## WHAT TO WORK ON
Output each line of the material exactly as it stands.

## RECORDS SUPPLIED
########
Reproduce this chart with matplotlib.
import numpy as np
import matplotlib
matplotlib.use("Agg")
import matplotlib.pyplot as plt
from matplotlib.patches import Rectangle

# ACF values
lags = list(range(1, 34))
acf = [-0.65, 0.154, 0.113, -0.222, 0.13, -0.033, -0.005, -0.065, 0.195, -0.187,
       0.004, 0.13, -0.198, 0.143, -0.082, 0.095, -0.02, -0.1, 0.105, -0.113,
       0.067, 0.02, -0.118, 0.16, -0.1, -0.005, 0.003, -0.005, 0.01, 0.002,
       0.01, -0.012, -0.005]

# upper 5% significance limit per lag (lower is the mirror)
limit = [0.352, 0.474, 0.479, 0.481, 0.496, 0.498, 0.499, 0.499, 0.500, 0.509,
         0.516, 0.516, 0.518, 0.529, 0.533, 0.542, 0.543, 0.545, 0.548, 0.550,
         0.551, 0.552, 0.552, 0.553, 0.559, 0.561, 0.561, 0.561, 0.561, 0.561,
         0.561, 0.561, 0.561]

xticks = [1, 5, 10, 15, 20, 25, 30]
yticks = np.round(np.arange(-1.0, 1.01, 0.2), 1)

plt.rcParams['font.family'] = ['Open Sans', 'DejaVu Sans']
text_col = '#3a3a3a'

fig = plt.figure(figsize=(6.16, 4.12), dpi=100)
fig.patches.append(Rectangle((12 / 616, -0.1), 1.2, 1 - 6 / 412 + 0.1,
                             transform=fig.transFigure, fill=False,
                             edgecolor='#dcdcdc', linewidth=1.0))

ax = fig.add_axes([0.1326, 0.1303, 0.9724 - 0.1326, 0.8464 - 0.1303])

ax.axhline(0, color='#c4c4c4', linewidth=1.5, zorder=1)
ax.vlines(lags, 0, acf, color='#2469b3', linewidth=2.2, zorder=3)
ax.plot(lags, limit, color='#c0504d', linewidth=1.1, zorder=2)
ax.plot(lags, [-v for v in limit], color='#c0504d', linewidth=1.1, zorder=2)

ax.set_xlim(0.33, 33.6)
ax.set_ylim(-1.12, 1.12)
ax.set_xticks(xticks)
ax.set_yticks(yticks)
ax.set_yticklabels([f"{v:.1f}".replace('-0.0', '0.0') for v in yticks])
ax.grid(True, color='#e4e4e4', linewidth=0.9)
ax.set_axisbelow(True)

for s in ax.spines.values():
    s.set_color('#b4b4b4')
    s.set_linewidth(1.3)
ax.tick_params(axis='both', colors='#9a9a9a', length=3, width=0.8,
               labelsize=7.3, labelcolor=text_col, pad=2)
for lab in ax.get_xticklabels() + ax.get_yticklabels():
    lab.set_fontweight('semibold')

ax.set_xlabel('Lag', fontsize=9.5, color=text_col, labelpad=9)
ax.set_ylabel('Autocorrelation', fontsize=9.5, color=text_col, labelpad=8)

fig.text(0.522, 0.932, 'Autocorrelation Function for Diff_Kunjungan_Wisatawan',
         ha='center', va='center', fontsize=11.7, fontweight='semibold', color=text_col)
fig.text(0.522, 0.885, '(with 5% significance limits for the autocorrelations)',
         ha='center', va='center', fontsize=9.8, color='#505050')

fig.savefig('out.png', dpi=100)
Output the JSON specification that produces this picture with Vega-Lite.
########
## RESPONSE TO THE EXERCISE
Reproduce this chart with matplotlib.
import numpy as np
import matplotlib
matplotlib.use("Agg")
import matplotlib.pyplot as plt
from matplotlib.patches import Rectangle

# ACF values
lags = list(range(1, 34))
acf = [-0.65, 0.154, 0.113, -0.222, 0.13, -0.033, -0.005, -0.065, 0.195, -0.187,
       0.004, 0.13, -0.198, 0.143, -0.082, 0.095, -0.02, -0.1, 0.105, -0.113,
       0.067, 0.02, -0.118, 0.16, -0.1, -0.005, 0.003, -0.005, 0.01, 0.002,
       0.01, -0.012, -0.005]

# upper 5% significance limit per lag (lower is the mirror)
limit = [0.352, 0.474, 0.479, 0.481, 0.496, 0.498, 0.499, 0.499, 0.500, 0.509,
         0.516, 0.516, 0.518, 0.529, 0.533, 0.542, 0.543, 0.545, 0.548, 0.550,
         0.551, 0.552, 0.552, 0.553, 0.559, 0.561, 0.561, 0.561, 0.561, 0.561,
         0.561, 0.561, 0.561]

xticks = [1, 5, 10, 15, 20, 25, 30]
yticks = np.round(np.arange(-1.0, 1.01, 0.2), 1)

plt.rcParams['font.family'] = ['Open Sans', 'DejaVu Sans']
text_col = '#3a3a3a'

fig = plt.figure(figsize=(6.16, 4.12), dpi=100)
fig.patches.append(Rectangle((12 / 616, -0.1), 1.2, 1 - 6 / 412 + 0.1,
                             transform=fig.transFigure, fill=False,
                             edgecolor='#dcdcdc', linewidth=1.0))

ax = fig.add_axes([0.1326, 0.1303, 0.9724 - 0.1326, 0.8464 - 0.1303])

ax.axhline(0, color='#c4c4c4', linewidth=1.5, zorder=1)
ax.vlines(lags, 0, acf, color='#2469b3', linewidth=2.2, zorder=3)
ax.plot(lags, limit, color='#c0504d', linewidth=1.1, zorder=2)
ax.plot(lags, [-v for v in limit], color='#c0504d', linewidth=1.1, zorder=2)

ax.set_xlim(0.33, 33.6)
ax.set_ylim(-1.12, 1.12)
ax.set_xticks(xticks)
ax.set_yticks(yticks)
ax.set_yticklabels([f"{v:.1f}".replace('-0.0', '0.0') for v in yticks])
ax.grid(True, color='#e4e4e4', linewidth=0.9)
ax.set_axisbelow(True)

for s in ax.spines.values():
    s.set_color('#b4b4b4')
    s.set_linewidth(1.3)
ax.tick_params(axis='both', colors='#9a9a9a', length=3, width=0.8,
               labelsize=7.3, labelcolor=text_col, pad=2)
for lab in ax.get_xticklabels() + ax.get_yticklabels():
    lab.set_fontweight('semibold')

ax.set_xlabel('Lag', fontsize=9.5, color=text_col, labelpad=9)
ax.set_ylabel('Autocorrelation', fontsize=9.5, color=text_col, labelpad=8)

fig.text(0.522, 0.932, 'Autocorrelation Function for Diff_Kunjungan_Wisatawan',
         ha='center', va='center', fontsize=11.7, fontweight='semibold', color=text_col)
fig.text(0.522, 0.885, '(with 5% significance limits for the autocorrelations)',
         ha='center', va='center', fontsize=9.8, color='#505050')

fig.savefig('out.png', dpi=100)
Output the JSON specification that produces this picture with Vega-Lite.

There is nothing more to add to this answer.